“Ç’est une merde”, was the succinct verdict, whereupon Pagès doused the manuscript in brandy and burned it. But he rescued the name of Victor Alba, which became his own by-line for the rest of a literary lifetime. The fictional character put his name to well over a hundred books and pamphlets and thousands of articles expounding his idiosyncratic libertarian views.
Alba had more than that in common with George Orwell; when Eric Blair, as was, visited Barcelona to witness the infighting among the Republican forces, Alba was his guide. His language skills earned him this assignment from Andreu Nin, ill-fated leader of the Partit Obrer d’Unificació Marxista (POUM), the unorthodox party Alba served as a militiaman and propagandist. What Orwell witnessed inspired his Homage to Catalonia. Ken Loach’s 1995 film Land and Freedom owes much to Orwell, though the director also credits Alba’s history of the POUM.
Born into a bourgeois family, and enrolled as a law student at Barcelona University, Alba was an unlikely recruit to the POUM but these were no ordinary times. Dabbling in political journalism from the age of 16, he wrote for the party organ Ultima Hora and La Batalla. After the war, he was jailed in Alicante and later in Barcelona and, before escaping to France in 1945, translated some of Mark Twain’s works.

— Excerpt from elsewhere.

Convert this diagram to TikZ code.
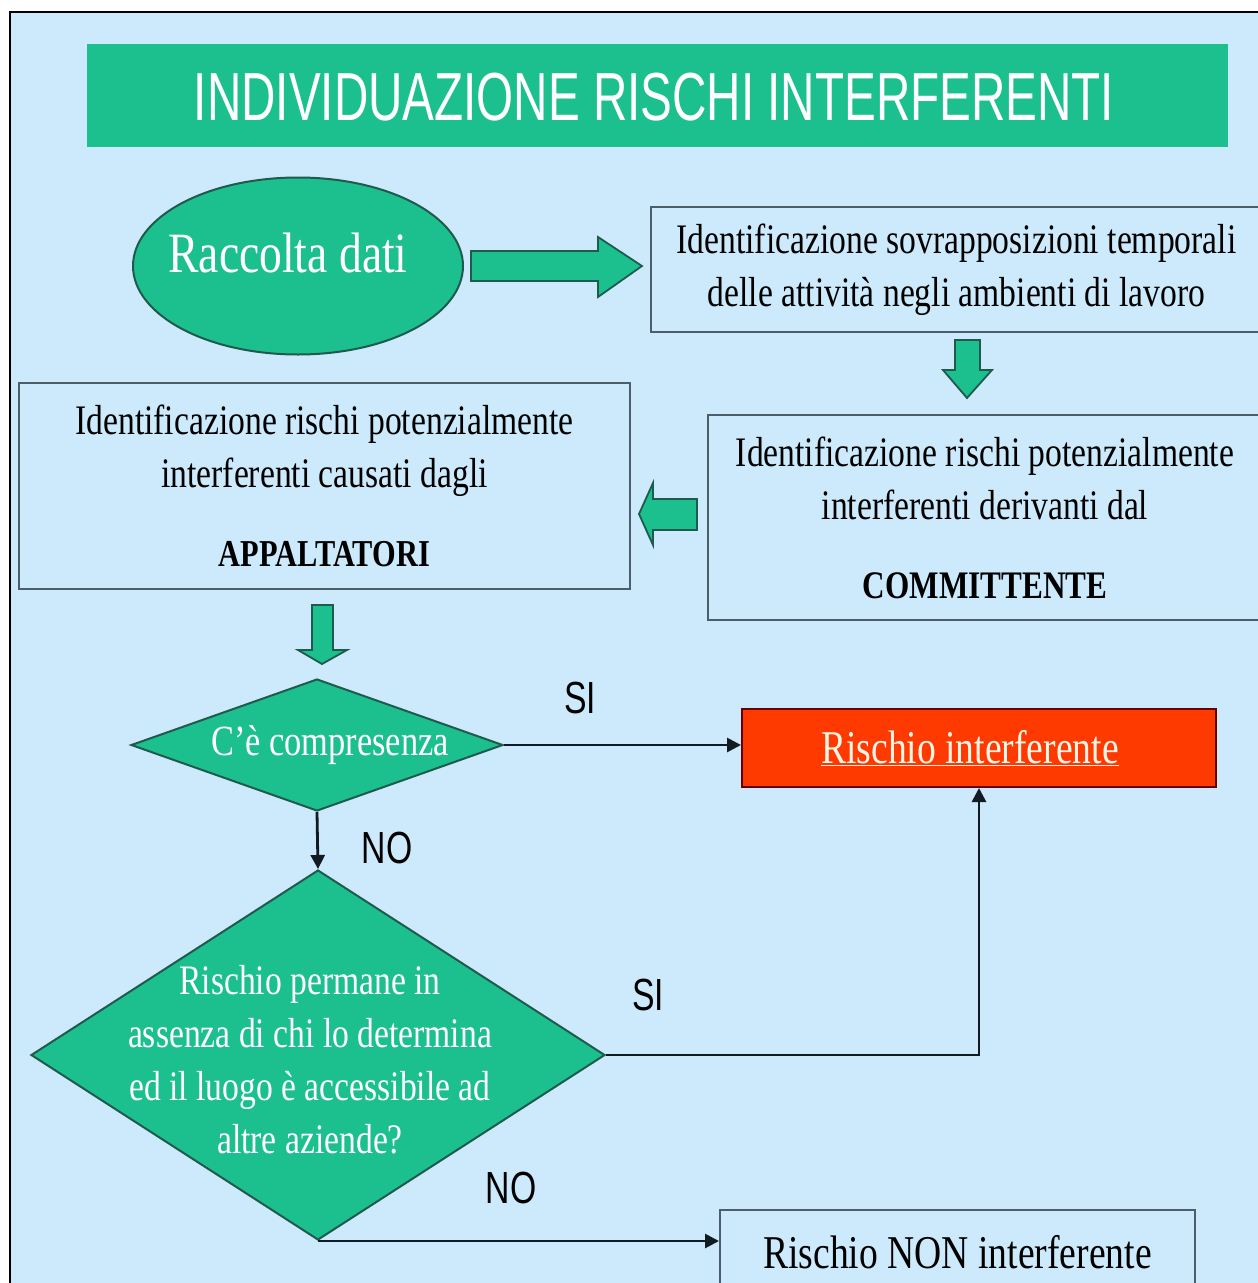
\documentclass[tikz,border=0pt]{standalone}
\usepackage{fontspec}
\usetikzlibrary{shapes.geometric,arrows.meta}
\newfontfamily\cserif[FakeStretch=0.8]{Liberation Serif}
\newfontfamily\csans[FakeStretch=0.75]{Liberation Sans}
\newfontfamily\tsans[FakeStretch=0.70]{Liberation Sans}
\definecolor{bgblue}{HTML}{CCEAFB}
\definecolor{tgreen}{HTML}{1CC08E}
\definecolor{tedge}{HTML}{1F5A4C}
\definecolor{boxedge}{HTML}{4C5D6B}
\definecolor{rred}{HTML}{FF3A00}
\definecolor{cream}{HTML}{FFF4E6}
\definecolor{lineblk}{HTML}{121A22}
\tikzset{
  box/.style={draw=boxedge, line width=2pt, inner sep=0pt, align=center,
    font=\cserif\fontsize{42}{53}\selectfont, text=black},
  greenshape/.style={fill=tgreen, draw=tedge, line width=2pt, inner sep=0pt},
  wtext/.style={inner sep=0pt, align=center, text=white,
    font=\cserif\fontsize{42}{53}\selectfont},
  lbl/.style={inner sep=0pt, font=\csans\fontsize{45}{45}\selectfont, text=black},
  conn/.style={draw=lineblk, line width=2.8pt, -{Triangle[length=14pt,width=14pt]}},
  blockarrow/.style={fill=tgreen, draw=tedge, line width=1.8pt, line join=miter}
}
\begin{document}
\begin{tikzpicture}[x=1pt,y=-1pt]
\useasboundingbox (0,0) rectangle (1258,1283);
\clip (0,0) rectangle (1258,1283);
\fill[white] (0,0) rectangle (1258,1283);
\draw[fill=bgblue, line width=2.5pt] (10,12) rectangle (1280,1310);

% title
\node[fill=tgreen, minimum width=1141pt, minimum height=103pt, inner sep=0pt] (title) at (657.5,95.5) {};
\node[inner sep=0pt, text=white, font=\tsans\fontsize{68}{68}\selectfont] (titletext) at (654,97) {INDIVIDUAZIONE RISCHI INTERFERENTI};

% ellipse
\node[greenshape, ellipse, minimum width=330pt, minimum height=177pt] (raccolta) at (298,266) {};
\node[wtext, font=\cserif\fontsize{57}{57}\selectfont] (raccoltatext) at (288,253) {Raccolta dati};

% boxes
\node[box, minimum width=611pt, minimum height=125pt] (sovr) at (956.5,269.5)
  {Identificazione sovrapposizioni temporali\\delle attività negli ambienti di lavoro};
\node[box, minimum width=554pt, minimum height=205pt] (comm) at (985,517.5)
  {Identificazione rischi potenzialmente\\interferenti derivanti dal\\[26pt]{\fontsize{39}{53}\selectfont\bfseries COMMITTENTE}};
\node[box, minimum width=611pt, minimum height=206pt] (appa) at (324.5,486)
  {Identificazione rischi potenzialmente\\interferenti causati dagli\\[26pt]{\fontsize{38}{53}\selectfont\bfseries APPALTATORI}};

% red box
\node[fill=rred, draw=black!60!red, line width=2pt, minimum width=474pt, minimum height=78pt, inner sep=0pt] (rischio) at (979,748) {};
\node[inner sep=0pt, text=cream, font=\cserif\fontsize{47}{47}\selectfont] (rischiotext) at (970,748) {\underline{Rischio interferente}};

% non interferente box
\node[box, minimum width=475pt, minimum height=85pt, font=\cserif\fontsize{47}{47}\selectfont] (nonint) at (957.5,1252.5) {Rischio NON interferente};

% diamonds
\node[greenshape, diamond, minimum width=372pt, minimum height=132pt] (d1) at (317,745) {};
\node[wtext, font=\cserif\fontsize{43}{43}\selectfont] (d1text) at (330,745) {C’è compresenza};
\node[greenshape, diamond, minimum width=574pt, minimum height=370pt] (d2) at (318,1055) {};
\node[wtext] (d2text) at (310,1060) {Rischio permane in\\assenza di chi lo determina\\ed il luogo è accessibile ad\\altre aziende?};

% block arrows
\draw[blockarrow] (471,251) -- (598,251) -- (598,237) -- (642,266) -- (598,297) -- (598,281) -- (471,281) -- cycle;
\draw[blockarrow] (955,340) -- (980,340) -- (980,370) -- (992,370) -- (967,398) -- (943,370) -- (955,370) -- cycle;
\draw[blockarrow] (697,499) -- (697,530) -- (653,530) -- (653,545) -- (639,514) -- (653,483) -- (653,499) -- cycle;
\draw[blockarrow] (312,605) -- (333,605) -- (333,650) -- (347,650) -- (322,664) -- (298,650) -- (312,650) -- cycle;

% connectors
\draw[conn] (d1.east) -- (d1.east -| rischio.west);
\draw[conn] (d1.south) -- (d2.north);
\draw[conn] (d2.east) -| (rischio.south);
\draw[conn] (d2.south) -- (d2.south -| nonint.west);

% labels
\node[lbl] (si1) at (580,698) {SI};
\node[lbl] (no1) at (387,848) {NO};
\node[lbl] (si2) at (648,995) {SI};
\node[lbl] (no2) at (511,1188) {NO};
\end{tikzpicture}
\end{document}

In 1946, Alba published his first substantial historical text, Histoire des Républiques Espagnoles. His exile continued in Mexico, where he wrote for newspapers and magazines, directed a social research centre, taught at university and wrote his 1954 Historia del comunismo en América Latina. Moving to the USA, he worked as a translator at the World Health Organization and taught politics at Kent State University in Ohio.
From 1968, Alba started revisiting Catalonia, settling back in 1970 to witness the last years of the hated Franco regime. He was regarded with suspicion by both the dictatorship and the underground opposition, of which the backbone in his region was the communist Partit Socialista Unificat de Catalunya. For the PSUC, with which Alba had clashed in the Republican ranks, anyone who had spent so much time in the USA and criticised the Soviet Union with such vehemence could (preposterously) only be a CIA mole.

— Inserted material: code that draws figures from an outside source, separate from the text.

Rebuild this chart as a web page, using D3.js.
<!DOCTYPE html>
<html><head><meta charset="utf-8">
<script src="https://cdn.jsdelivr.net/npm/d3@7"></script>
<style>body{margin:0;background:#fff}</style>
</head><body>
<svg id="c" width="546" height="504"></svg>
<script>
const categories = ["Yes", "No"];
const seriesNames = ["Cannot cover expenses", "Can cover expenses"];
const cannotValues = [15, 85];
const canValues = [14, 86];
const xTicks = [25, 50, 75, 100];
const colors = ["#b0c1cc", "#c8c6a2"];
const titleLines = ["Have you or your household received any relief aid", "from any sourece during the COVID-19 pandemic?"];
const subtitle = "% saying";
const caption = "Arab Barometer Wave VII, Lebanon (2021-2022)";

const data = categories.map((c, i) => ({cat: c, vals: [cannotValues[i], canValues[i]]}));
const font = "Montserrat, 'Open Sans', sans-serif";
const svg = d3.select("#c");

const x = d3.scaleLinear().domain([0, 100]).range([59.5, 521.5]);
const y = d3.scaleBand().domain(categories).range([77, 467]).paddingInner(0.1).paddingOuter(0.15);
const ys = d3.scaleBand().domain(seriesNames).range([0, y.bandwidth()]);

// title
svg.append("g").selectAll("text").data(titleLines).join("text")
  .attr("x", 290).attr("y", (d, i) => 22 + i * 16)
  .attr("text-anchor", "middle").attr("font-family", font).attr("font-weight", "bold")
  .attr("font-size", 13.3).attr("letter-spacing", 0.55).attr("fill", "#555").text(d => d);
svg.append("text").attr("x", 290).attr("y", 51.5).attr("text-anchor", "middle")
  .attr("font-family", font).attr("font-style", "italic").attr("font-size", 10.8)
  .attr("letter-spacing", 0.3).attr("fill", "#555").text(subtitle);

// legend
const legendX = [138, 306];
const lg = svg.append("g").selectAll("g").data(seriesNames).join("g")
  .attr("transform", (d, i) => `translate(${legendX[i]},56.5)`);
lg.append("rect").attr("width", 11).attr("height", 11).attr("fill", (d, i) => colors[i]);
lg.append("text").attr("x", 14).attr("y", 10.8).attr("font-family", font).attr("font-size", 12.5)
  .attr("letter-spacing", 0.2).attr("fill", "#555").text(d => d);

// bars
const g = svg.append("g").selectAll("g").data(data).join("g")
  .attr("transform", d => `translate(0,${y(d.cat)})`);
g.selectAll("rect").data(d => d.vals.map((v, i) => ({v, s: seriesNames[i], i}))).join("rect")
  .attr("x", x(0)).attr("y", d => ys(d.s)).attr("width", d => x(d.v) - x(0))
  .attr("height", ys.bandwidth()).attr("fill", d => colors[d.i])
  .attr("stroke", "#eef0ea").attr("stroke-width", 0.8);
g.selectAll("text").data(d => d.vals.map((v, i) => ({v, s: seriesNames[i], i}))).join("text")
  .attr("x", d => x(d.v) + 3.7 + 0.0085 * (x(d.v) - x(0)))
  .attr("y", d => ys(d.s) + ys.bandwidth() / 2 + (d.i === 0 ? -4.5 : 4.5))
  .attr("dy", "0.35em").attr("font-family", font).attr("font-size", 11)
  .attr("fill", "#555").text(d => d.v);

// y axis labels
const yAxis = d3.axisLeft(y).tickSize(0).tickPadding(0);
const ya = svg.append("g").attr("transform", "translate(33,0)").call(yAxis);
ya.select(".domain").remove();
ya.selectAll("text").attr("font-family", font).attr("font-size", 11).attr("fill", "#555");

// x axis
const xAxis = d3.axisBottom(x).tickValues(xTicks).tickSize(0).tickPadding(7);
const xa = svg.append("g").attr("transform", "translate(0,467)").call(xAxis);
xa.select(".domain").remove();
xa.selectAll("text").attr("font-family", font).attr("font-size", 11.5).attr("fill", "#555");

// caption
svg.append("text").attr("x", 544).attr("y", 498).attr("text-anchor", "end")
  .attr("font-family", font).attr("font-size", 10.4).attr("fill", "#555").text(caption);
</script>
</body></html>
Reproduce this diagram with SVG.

During this decade Alba’s prodigious output peaked, with four or five books appearing in a single year in the several languages he mastered. Despite their value as eyewitness testimony, these were often ignored by the mainstream media and few were bestsellers. His biographies, Andreu Nin (1974) and Joaquim Maurín (1975) are indispensable for students of that era, as are his four volumes on the POUM and the Bloc Obrer i Camperol. His published novels were not as much admired as his journalism, though El pájaro africano (The African Bird, 1975) was shortlisted for the Planeta prize.
Alba created his own genre with a series of ‘dictionaries’, books of miniature essays about things that annoyed him. A regular contributor to the leading Catalan-language daily Avui, he was revered by many journalists as a model of style and industry.
Having pursued many lost causes, Alba saluted the myth of Sisyphus in titling his autobiography Sísifo y su tiempo: Memorias de un cabreado, 1916-1996. The subtitle, “memoirs of a man pissed off”, captures the scathing, sarcastic tone he cultivated with such pride and care.
Michael Portillo has written in this newspaper [The Guardian] of his astonishment, when interviewing Alba, to hear him describe the Civil War years as the time of his life. He told another interviewer: “Fear makes you feel alive. That was a period that made you feel that whatever you were doing really meant something.”
The twentieth century, he added, was “the worst son-of-a-bitch century there’s been. Not just for the number of people killed, tortured or persecuted, but because we’ve had a greater technological capacity than any other century and we could, therefore, have made life so much better.” However, he was happy to have been around for long enough to toast the deaths of the three symbols of his visceral hatred: Hitler, Stalin and the self-styled Generalísimo.
He felt the protagonists of Spain’s post-Franco transition were too timid in settling for the easy consensus known metaphorically as “café para todos” - coffees all round: “They should have ordered coffees, brandies and cigars for everyone.”
In the vernacular, Alba was “sense pèls a la llengua” - there were no hairs on his tongue. Speaking his mind was among his quintessentially Catalan characteristics, as was his stubbornly libertarian, anti-communist, anti-capitalist outlook. He exemplified (to quote another of his titles) Homo sapiens catalanibus.
Pagès, and/or Alba, succumbed to cancer at Sant Pere de Ribes near Barcelona. He is survived by his French-born wife, Noemi (Loute) Boune and their daughter, Cristina.
- Pere Pagès i Elies (Victor Alba), writer, born 1916; died 10 March 2003.